Samba, oh Samba. Let’s start with this, I am not a fan of Samba on native OSes. I believe that this has almost nothing to do with Samba itself and everything to do with the tooling around it. Specifically, the tooling to create the access configuration file. In my view there are at least two problems: 1)more is too much and 2)not enough is too little.
In the “more is too much” category, it seems like there are too many ways to configure access control and get the same result from a user perspective. From an admin’s perspective, the process of determining how to configure Samba is complex and requires understanding not just Linux file security but the file security approach of each client device (typically windows and macos) type. I am sure that full-time Samba administrators appreciate the flexibility but, as a homelab admin, I don’t.
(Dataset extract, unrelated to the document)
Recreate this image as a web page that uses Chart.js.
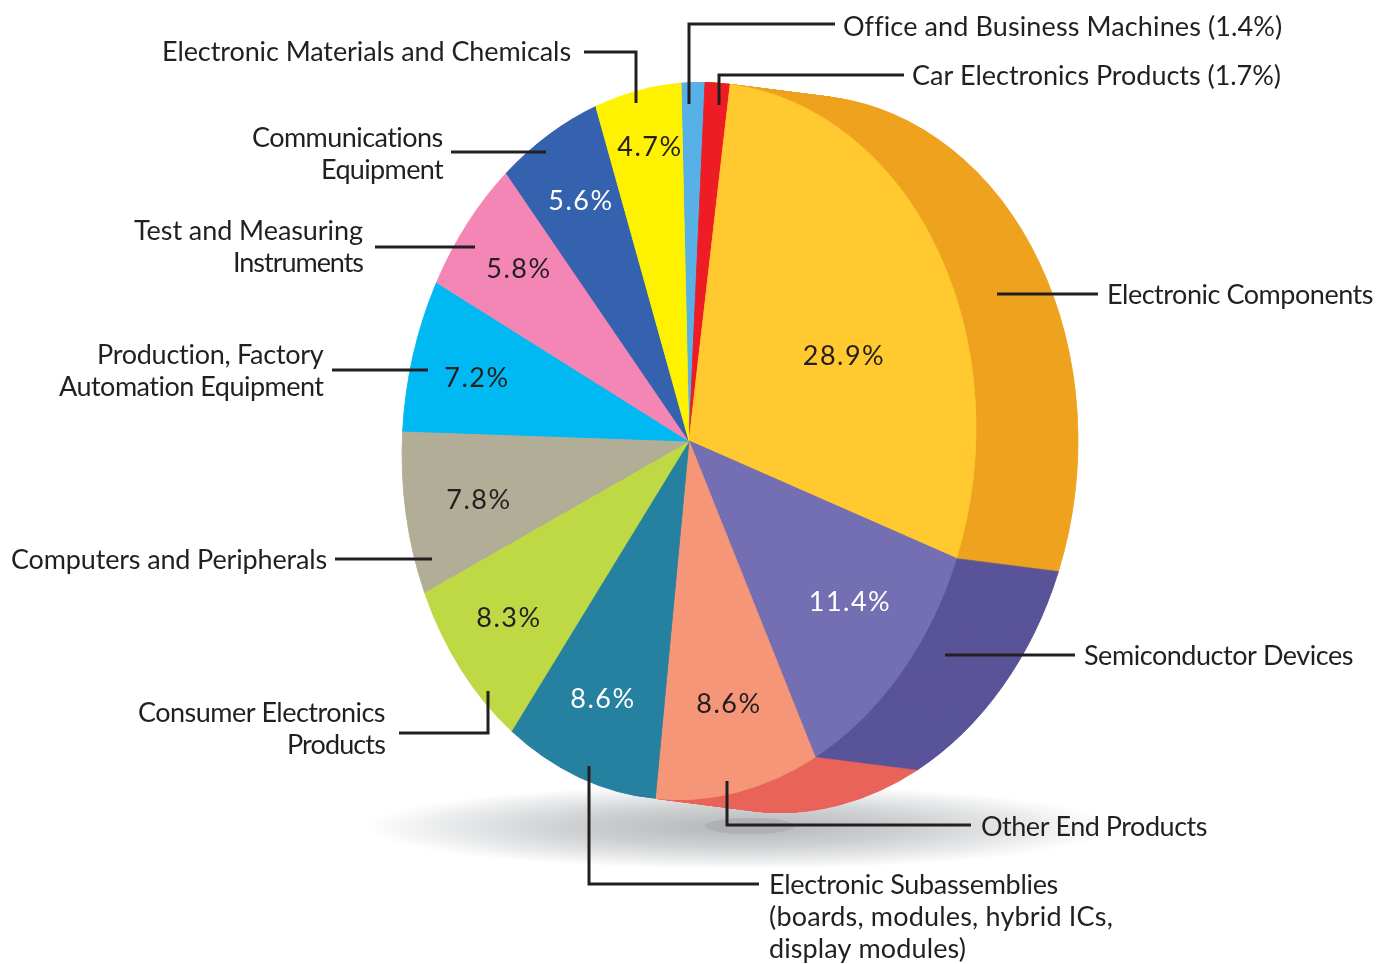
<!DOCTYPE html>
<html>
<head>
<meta charset="utf-8">
<title>Electronics end products</title>
<script src="https://cdn.jsdelivr.net/npm/chart.js@4/dist/chart.umd.min.js"></script>
<style>
  html, body { margin: 0; background: #fff; }
  canvas { display: block; }
</style>
</head>
<body>
<canvas id="pieChart" width="1390" height="964"></canvas>
<script>
// data, clockwise from the top of the pie
const categories = ['Office and Business Machines', 'Car Electronics Products', 'Electronic Components',
  'Semiconductor Devices', 'Other End Products', 'Electronic Subassemblies', 'Consumer Electronics Products',
  'Computers and Peripherals', 'Production, Factory Automation Equipment', 'Test and Measuring Instruments',
  'Communications Equipment', 'Electronic Materials and Chemicals'];
// the percentages printed on the picture
const printedShares = [1.4, 1.7, 28.9, 11.4, 8.6, 8.6, 8.3, 7.8, 7.2, 5.8, 5.6, 4.7];
// slice sizes measured off the artwork, it is not exactly to scale with the printed numbers
const drawnShares = [1.33, 1.40, 28.63, 11.85, 9.11, 8.74, 8.05, 7.38, 6.85, 6.13, 5.72, 4.82];

const sliceColors = ['#57B1E6', '#EE1C25', '#FFC92F', '#746FB2', '#F69679', '#26809F',
  '#BED944', '#B1AD96', '#00B9F2', '#F386B5', '#3462AE', '#FFF200'];
// side wall of the pie, only these slices show it
const wallColors = [null, '#EEA320', '#EEA320', '#5A5499', '#E9655A', null, null, null, null, null, null, null];

// percent labels: slice index, x, y, colour
const percentLabels = [
  [2, 844, 356, '#231F20'], [3, 850, 602, '#fff'], [4, 729, 704, '#231F20'],
  [5, 603, 699, '#fff'], [6, 509, 618, '#231F20'], [7, 479, 500, '#231F20'],
  [8, 477, 378, '#231F20'], [9, 519, 269, '#231F20'], [10, 581, 201, '#fff'],
  [11, 650, 147, '#231F20']
];

// callout text: text, left x, baseline, width in the reference
const calloutLabels = [
  ['Office and Business Machines (1.4%)', 843, 36, 438],
  ['Car Electronics Products (1.7%)', 912, 85, 369],
  ['Electronic Components', 1107, 304, 266],
  ['Semiconductor Devices', 1084, 665, 269],
  ['Other End Products', 981, 836, 226],
  ['Electronic Subassemblies', 769, 894, 289],
  ['(boards, modules, hybrid ICs,', 769, 926, 344],
  ['display modules)', 769, 958, 197],
  ['Electronic Materials and Chemicals', 162, 61, 409],
  ['Communications', 252, 147, 191],
  ['Equipment', 321, 179, 122],
  ['Test and Measuring', 134, 240, 229],
  ['Instruments', 233, 272, 130],
  ['Production, Factory', 97, 364, 227],
  ['Automation Equipment', 59, 396, 265],
  ['Computers and Peripherals', 11, 569, 316],
  ['Consumer Electronics', 138, 722, 247],
  ['Products', 287, 754, 98]
];

// leader lines as lists of x, y corners
const leaderLines = [
  [[835, 24], [689, 24], [689, 104]],
  [[904, 75], [719, 75], [719, 105]],
  [[584, 52], [636, 52], [636, 103]],
  [[451, 152], [546, 152]],
  [[375, 247], [475, 247]],
  [[332, 370], [428, 370]],
  [[997, 294], [1098, 294]],
  [[945, 655], [1075, 655]],
  [[335, 559], [432, 559]],
  [[399, 733], [488, 733], [488, 691]],
  [[727, 781], [727, 825], [971, 825]],
  [[589, 766], [589, 884], [759, 884]]
];

const inkColor = '#231F20';
const labelFont = '27px Lato';
// the pie is an upright ellipse leaning slightly to the right
const squashX = 0.8, leanX = 0.03;
const wallX = 102, wallY = 13, wallSteps = 120;

function drawFloorShadow(ctx) {
  ctx.save();
  ctx.translate(740, 827);
  ctx.scale(1, 42 / 375);
  const grad = ctx.createRadialGradient(0, 0, 0, 0, 0, 375);
  grad.addColorStop(0, '#B4B6B9');
  grad.addColorStop(0.45, '#CDCFD1');
  grad.addColorStop(0.8, '#EBECED');
  grad.addColorStop(1, '#FFFFFF');
  ctx.fillStyle = grad;
  ctx.beginPath();
  ctx.arc(0, 0, 375, 0, Math.PI * 2);
  ctx.fill();
  ctx.restore();

  ctx.fillStyle = '#AEB0B4';
  ctx.beginPath();
  ctx.ellipse(750, 826, 45, 8, 0, 0, Math.PI * 2);
  ctx.fill();
}

// stretch the letter gaps so a line takes the width it has in the reference
function fillFitted(ctx, text, x, y, width) {
  ctx.letterSpacing = '0px';
  const gap = (width - ctx.measureText(text).width) / text.length;
  ctx.letterSpacing = gap + 'px';
  ctx.fillText(text, x, y);
  ctx.letterSpacing = '0px';
}

const pie3dPlugin = {
  id: 'pie3d',
  beforeDatasetsDraw(chart) {
    const ctx = chart.ctx;
    const arcs = chart.getDatasetMeta(0).data;
    drawFloorShadow(ctx);

    // this transform stays on until afterDatasetsDraw so the slices get it too
    ctx.save();
    ctx.translate(arcs[0].x, arcs[0].y);
    ctx.transform(squashX, 0, -leanX, 1, 0, 0);
    ctx.translate(-arcs[0].x, -arcs[0].y);

    // side wall: copies of the slices, back to front
    const stepX = (wallX + leanX * wallY) / squashX / wallSteps;
    const stepY = wallY / wallSteps;
    for (let s = wallSteps; s > 0; s--) {
      ctx.save();
      ctx.translate(stepX * s, stepY * s);
      arcs.forEach((arc, i) => {
        if (!wallColors[i]) return;
        const wall = Object.create(arc);
        wall.options = {
          backgroundColor: wallColors[i], borderColor: wallColors[i], borderWidth: 1,
          borderAlign: 'center', borderJoinStyle: 'round', borderRadius: 0,
          borderDash: [], borderDashOffset: 0, offset: 0, spacing: 0, circular: true
        };
        wall.draw(ctx);
      });
      ctx.restore();
    }
  },
  afterDatasetsDraw(chart) {
    chart.ctx.restore();
  },
  afterDraw(chart) {
    const ctx = chart.ctx;
    ctx.save();
    ctx.strokeStyle = inkColor;
    ctx.lineWidth = 3;
    leaderLines.forEach(line => {
      ctx.beginPath();
      line.forEach((p, i) => i ? ctx.lineTo(p[0], p[1]) : ctx.moveTo(p[0], p[1]));
      ctx.stroke();
    });

    ctx.font = labelFont;
    ctx.textBaseline = 'alphabetic';
    ctx.textAlign = 'left';
    ctx.fillStyle = inkColor;
    calloutLabels.forEach(l => fillFitted(ctx, l[0], l[1], l[2], l[3]));

    ctx.textAlign = 'center';
    ctx.textBaseline = 'middle';
    ctx.letterSpacing = '1.5px';
    percentLabels.forEach(l => {
      ctx.fillStyle = l[3];
      ctx.fillText(printedShares[l[0]].toFixed(1) + '%', l[1], l[2]);
    });
    ctx.restore();
  }
};

new Chart(document.getElementById('pieChart'), {
  type: 'pie',
  data: {
    labels: categories,
    datasets: [{
      data: drawnShares,
      backgroundColor: sliceColors,
      borderColor: sliceColors,
      borderWidth: 1,
      clip: false
    }]
  },
  options: {
    responsive: false,
    animation: false,
    events: [],
    rotation: -3.74,
    layout: { padding: { left: 330, right: 342, top: 82, bottom: 164 } },
    plugins: { legend: { display: false }, tooltip: { enabled: false } }
  },
  plugins: [pie3dPlugin]
});
</script>
</body>
</html>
In the “not enough is too little” category, I find the error messages opaque and difficult to resolve. This is opacity is exacerbated by what I view as poor client tools, partially due to “more is too much” which is likely the result of Samba’s (long) evolution. Personally, I don’t want/need to make the decision to split global configuration from share configurations. Or know when I should do one or the other. This flexibility makes it difficult to follow any tutorial because it all comes down to admin choice (which might be why I like Rails/Ruby as a dev environment – let me decide when the decision is meaningful to the outcome).
Having said all that, I did manage to configure Samba as a fairly open common shared storage in step 1. Seems to be working well for its purpose over the last 24 hrs (March 29-30, 2024) but I’ll keep you posted. Step 2 will be to create home directors and enable time machine backups.